> [Dataset excerpt]
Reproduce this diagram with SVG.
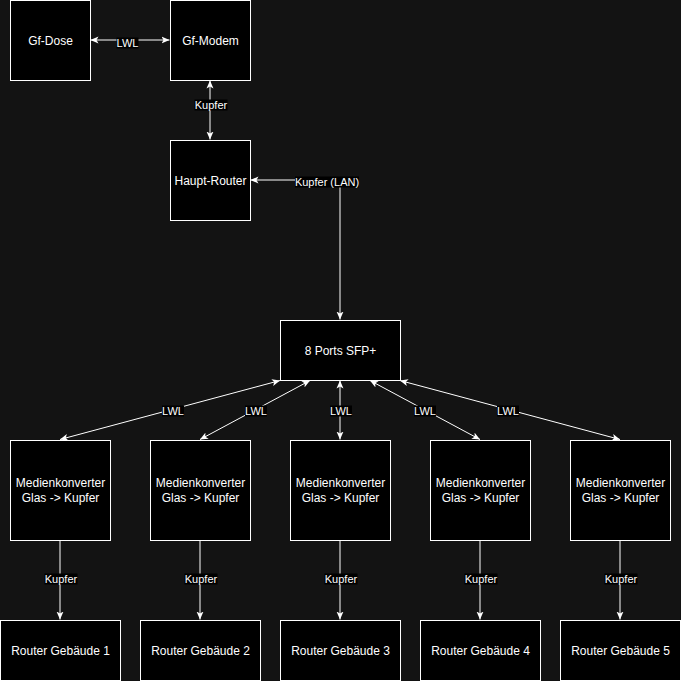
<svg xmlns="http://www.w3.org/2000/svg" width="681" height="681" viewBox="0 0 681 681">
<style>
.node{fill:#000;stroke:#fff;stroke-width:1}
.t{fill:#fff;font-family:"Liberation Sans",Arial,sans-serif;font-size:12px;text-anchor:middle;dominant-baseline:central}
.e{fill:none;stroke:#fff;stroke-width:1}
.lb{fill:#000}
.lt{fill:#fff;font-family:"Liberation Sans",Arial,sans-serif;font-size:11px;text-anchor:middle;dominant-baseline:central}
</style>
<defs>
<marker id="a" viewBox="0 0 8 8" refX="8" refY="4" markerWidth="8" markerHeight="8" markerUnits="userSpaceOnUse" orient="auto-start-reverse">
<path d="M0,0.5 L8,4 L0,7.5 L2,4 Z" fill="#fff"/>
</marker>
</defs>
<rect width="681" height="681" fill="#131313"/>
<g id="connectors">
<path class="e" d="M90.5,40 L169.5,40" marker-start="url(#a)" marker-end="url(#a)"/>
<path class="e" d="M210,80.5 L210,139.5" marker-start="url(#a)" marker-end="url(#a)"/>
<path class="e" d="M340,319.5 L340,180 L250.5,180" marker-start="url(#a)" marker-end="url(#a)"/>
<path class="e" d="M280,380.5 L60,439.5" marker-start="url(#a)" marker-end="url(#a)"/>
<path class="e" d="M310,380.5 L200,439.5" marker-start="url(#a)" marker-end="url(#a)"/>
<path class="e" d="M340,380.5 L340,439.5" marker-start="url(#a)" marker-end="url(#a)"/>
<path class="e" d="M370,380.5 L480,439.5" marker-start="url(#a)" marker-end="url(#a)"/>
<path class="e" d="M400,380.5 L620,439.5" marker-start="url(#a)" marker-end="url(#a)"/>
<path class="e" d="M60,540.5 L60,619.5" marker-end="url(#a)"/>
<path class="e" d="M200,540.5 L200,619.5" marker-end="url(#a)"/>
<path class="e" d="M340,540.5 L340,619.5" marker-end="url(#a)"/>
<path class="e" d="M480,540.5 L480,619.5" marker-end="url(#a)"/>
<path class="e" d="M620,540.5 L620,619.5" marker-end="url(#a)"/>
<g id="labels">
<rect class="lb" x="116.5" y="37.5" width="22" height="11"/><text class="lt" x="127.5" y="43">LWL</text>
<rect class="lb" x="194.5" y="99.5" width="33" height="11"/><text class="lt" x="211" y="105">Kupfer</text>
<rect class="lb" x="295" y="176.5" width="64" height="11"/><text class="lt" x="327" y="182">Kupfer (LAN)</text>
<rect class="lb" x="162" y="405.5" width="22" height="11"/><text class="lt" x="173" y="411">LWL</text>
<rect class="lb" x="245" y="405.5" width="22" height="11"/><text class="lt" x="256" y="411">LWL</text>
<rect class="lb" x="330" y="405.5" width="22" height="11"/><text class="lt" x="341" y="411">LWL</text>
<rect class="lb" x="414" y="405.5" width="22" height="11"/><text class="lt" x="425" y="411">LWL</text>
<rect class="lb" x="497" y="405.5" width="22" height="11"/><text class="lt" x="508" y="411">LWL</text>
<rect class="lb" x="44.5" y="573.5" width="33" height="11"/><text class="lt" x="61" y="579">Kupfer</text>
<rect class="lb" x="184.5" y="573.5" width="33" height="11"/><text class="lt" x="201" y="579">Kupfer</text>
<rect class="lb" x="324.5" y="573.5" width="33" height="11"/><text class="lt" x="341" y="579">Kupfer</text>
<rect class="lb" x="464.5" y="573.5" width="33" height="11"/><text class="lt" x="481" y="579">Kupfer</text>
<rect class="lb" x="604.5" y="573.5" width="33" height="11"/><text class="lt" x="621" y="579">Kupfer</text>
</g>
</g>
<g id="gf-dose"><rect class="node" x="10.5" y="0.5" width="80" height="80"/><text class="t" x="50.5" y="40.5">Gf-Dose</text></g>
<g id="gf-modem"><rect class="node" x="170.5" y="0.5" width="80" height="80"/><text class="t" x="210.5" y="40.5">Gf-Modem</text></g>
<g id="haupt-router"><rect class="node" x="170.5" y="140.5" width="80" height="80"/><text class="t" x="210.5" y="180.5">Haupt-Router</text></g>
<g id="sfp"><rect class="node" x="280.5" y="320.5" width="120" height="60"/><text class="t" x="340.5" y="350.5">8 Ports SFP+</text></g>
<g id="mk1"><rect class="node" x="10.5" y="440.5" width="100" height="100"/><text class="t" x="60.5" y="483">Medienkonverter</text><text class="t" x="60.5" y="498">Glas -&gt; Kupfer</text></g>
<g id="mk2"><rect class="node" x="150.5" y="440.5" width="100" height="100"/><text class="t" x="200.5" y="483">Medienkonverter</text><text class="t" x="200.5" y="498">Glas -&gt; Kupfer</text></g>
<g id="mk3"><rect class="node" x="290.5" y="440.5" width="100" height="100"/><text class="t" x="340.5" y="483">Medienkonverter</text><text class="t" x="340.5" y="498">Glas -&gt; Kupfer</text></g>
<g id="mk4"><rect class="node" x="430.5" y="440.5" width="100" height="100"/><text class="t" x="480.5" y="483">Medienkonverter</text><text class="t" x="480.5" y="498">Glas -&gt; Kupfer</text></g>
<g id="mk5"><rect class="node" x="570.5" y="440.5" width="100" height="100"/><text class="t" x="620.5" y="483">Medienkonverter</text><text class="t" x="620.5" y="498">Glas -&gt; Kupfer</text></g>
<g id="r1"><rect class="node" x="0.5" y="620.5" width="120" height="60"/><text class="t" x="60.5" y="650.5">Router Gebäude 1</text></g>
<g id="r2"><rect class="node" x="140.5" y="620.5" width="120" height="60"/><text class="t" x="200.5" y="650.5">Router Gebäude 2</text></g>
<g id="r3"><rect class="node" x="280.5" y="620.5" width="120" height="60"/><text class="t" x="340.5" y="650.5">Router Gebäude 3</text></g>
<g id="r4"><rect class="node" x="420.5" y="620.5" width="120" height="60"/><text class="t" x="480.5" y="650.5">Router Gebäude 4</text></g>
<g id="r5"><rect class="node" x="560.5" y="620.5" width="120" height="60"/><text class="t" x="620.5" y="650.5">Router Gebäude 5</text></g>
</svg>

> [Exercise] Are you able to set down all the lines above exactly, without any pictures?

> [Problem solution]
Reproduce this diagram with SVG.
<svg xmlns="http://www.w3.org/2000/svg" width="681" height="681" viewBox="0 0 681 681">
<style>
.node{fill:#000;stroke:#fff;stroke-width:1}
.t{fill:#fff;font-family:"Liberation Sans",Arial,sans-serif;font-size:12px;text-anchor:middle;dominant-baseline:central}
.e{fill:none;stroke:#fff;stroke-width:1}
.lb{fill:#000}
.lt{fill:#fff;font-family:"Liberation Sans",Arial,sans-serif;font-size:11px;text-anchor:middle;dominant-baseline:central}
</style>
<defs>
<marker id="a" viewBox="0 0 8 8" refX="8" refY="4" markerWidth="8" markerHeight="8" markerUnits="userSpaceOnUse" orient="auto-start-reverse">
<path d="M0,0.5 L8,4 L0,7.5 L2,4 Z" fill="#fff"/>
</marker>
</defs>
<rect width="681" height="681" fill="#131313"/>
<g id="connectors">
<path class="e" d="M90.5,40 L169.5,40" marker-start="url(#a)" marker-end="url(#a)"/>
<path class="e" d="M210,80.5 L210,139.5" marker-start="url(#a)" marker-end="url(#a)"/>
<path class="e" d="M340,319.5 L340,180 L250.5,180" marker-start="url(#a)" marker-end="url(#a)"/>
<path class="e" d="M280,380.5 L60,439.5" marker-start="url(#a)" marker-end="url(#a)"/>
<path class="e" d="M310,380.5 L200,439.5" marker-start="url(#a)" marker-end="url(#a)"/>
<path class="e" d="M340,380.5 L340,439.5" marker-start="url(#a)" marker-end="url(#a)"/>
<path class="e" d="M370,380.5 L480,439.5" marker-start="url(#a)" marker-end="url(#a)"/>
<path class="e" d="M400,380.5 L620,439.5" marker-start="url(#a)" marker-end="url(#a)"/>
<path class="e" d="M60,540.5 L60,619.5" marker-end="url(#a)"/>
<path class="e" d="M200,540.5 L200,619.5" marker-end="url(#a)"/>
<path class="e" d="M340,540.5 L340,619.5" marker-end="url(#a)"/>
<path class="e" d="M480,540.5 L480,619.5" marker-end="url(#a)"/>
<path class="e" d="M620,540.5 L620,619.5" marker-end="url(#a)"/>
<g id="labels">
<rect class="lb" x="116.5" y="37.5" width="22" height="11"/><text class="lt" x="127.5" y="43">LWL</text>
<rect class="lb" x="194.5" y="99.5" width="33" height="11"/><text class="lt" x="211" y="105">Kupfer</text>
<rect class="lb" x="295" y="176.5" width="64" height="11"/><text class="lt" x="327" y="182">Kupfer (LAN)</text>
<rect class="lb" x="162" y="405.5" width="22" height="11"/><text class="lt" x="173" y="411">LWL</text>
<rect class="lb" x="245" y="405.5" width="22" height="11"/><text class="lt" x="256" y="411">LWL</text>
<rect class="lb" x="330" y="405.5" width="22" height="11"/><text class="lt" x="341" y="411">LWL</text>
<rect class="lb" x="414" y="405.5" width="22" height="11"/><text class="lt" x="425" y="411">LWL</text>
<rect class="lb" x="497" y="405.5" width="22" height="11"/><text class="lt" x="508" y="411">LWL</text>
<rect class="lb" x="44.5" y="573.5" width="33" height="11"/><text class="lt" x="61" y="579">Kupfer</text>
<rect class="lb" x="184.5" y="573.5" width="33" height="11"/><text class="lt" x="201" y="579">Kupfer</text>
<rect class="lb" x="324.5" y="573.5" width="33" height="11"/><text class="lt" x="341" y="579">Kupfer</text>
<rect class="lb" x="464.5" y="573.5" width="33" height="11"/><text class="lt" x="481" y="579">Kupfer</text>
<rect class="lb" x="604.5" y="573.5" width="33" height="11"/><text class="lt" x="621" y="579">Kupfer</text>
</g>
</g>
<g id="gf-dose"><rect class="node" x="10.5" y="0.5" width="80" height="80"/><text class="t" x="50.5" y="40.5">Gf-Dose</text></g>
<g id="gf-modem"><rect class="node" x="170.5" y="0.5" width="80" height="80"/><text class="t" x="210.5" y="40.5">Gf-Modem</text></g>
<g id="haupt-router"><rect class="node" x="170.5" y="140.5" width="80" height="80"/><text class="t" x="210.5" y="180.5">Haupt-Router</text></g>
<g id="sfp"><rect class="node" x="280.5" y="320.5" width="120" height="60"/><text class="t" x="340.5" y="350.5">8 Ports SFP+</text></g>
<g id="mk1"><rect class="node" x="10.5" y="440.5" width="100" height="100"/><text class="t" x="60.5" y="483">Medienkonverter</text><text class="t" x="60.5" y="498">Glas -&gt; Kupfer</text></g>
<g id="mk2"><rect class="node" x="150.5" y="440.5" width="100" height="100"/><text class="t" x="200.5" y="483">Medienkonverter</text><text class="t" x="200.5" y="498">Glas -&gt; Kupfer</text></g>
<g id="mk3"><rect class="node" x="290.5" y="440.5" width="100" height="100"/><text class="t" x="340.5" y="483">Medienkonverter</text><text class="t" x="340.5" y="498">Glas -&gt; Kupfer</text></g>
<g id="mk4"><rect class="node" x="430.5" y="440.5" width="100" height="100"/><text class="t" x="480.5" y="483">Medienkonverter</text><text class="t" x="480.5" y="498">Glas -&gt; Kupfer</text></g>
<g id="mk5"><rect class="node" x="570.5" y="440.5" width="100" height="100"/><text class="t" x="620.5" y="483">Medienkonverter</text><text class="t" x="620.5" y="498">Glas -&gt; Kupfer</text></g>
<g id="r1"><rect class="node" x="0.5" y="620.5" width="120" height="60"/><text class="t" x="60.5" y="650.5">Router Gebäude 1</text></g>
<g id="r2"><rect class="node" x="140.5" y="620.5" width="120" height="60"/><text class="t" x="200.5" y="650.5">Router Gebäude 2</text></g>
<g id="r3"><rect class="node" x="280.5" y="620.5" width="120" height="60"/><text class="t" x="340.5" y="650.5">Router Gebäude 3</text></g>
<g id="r4"><rect class="node" x="420.5" y="620.5" width="120" height="60"/><text class="t" x="480.5" y="650.5">Router Gebäude 4</text></g>
<g id="r5"><rect class="node" x="560.5" y="620.5" width="120" height="60"/><text class="t" x="620.5" y="650.5">Router Gebäude 5</text></g>
</svg>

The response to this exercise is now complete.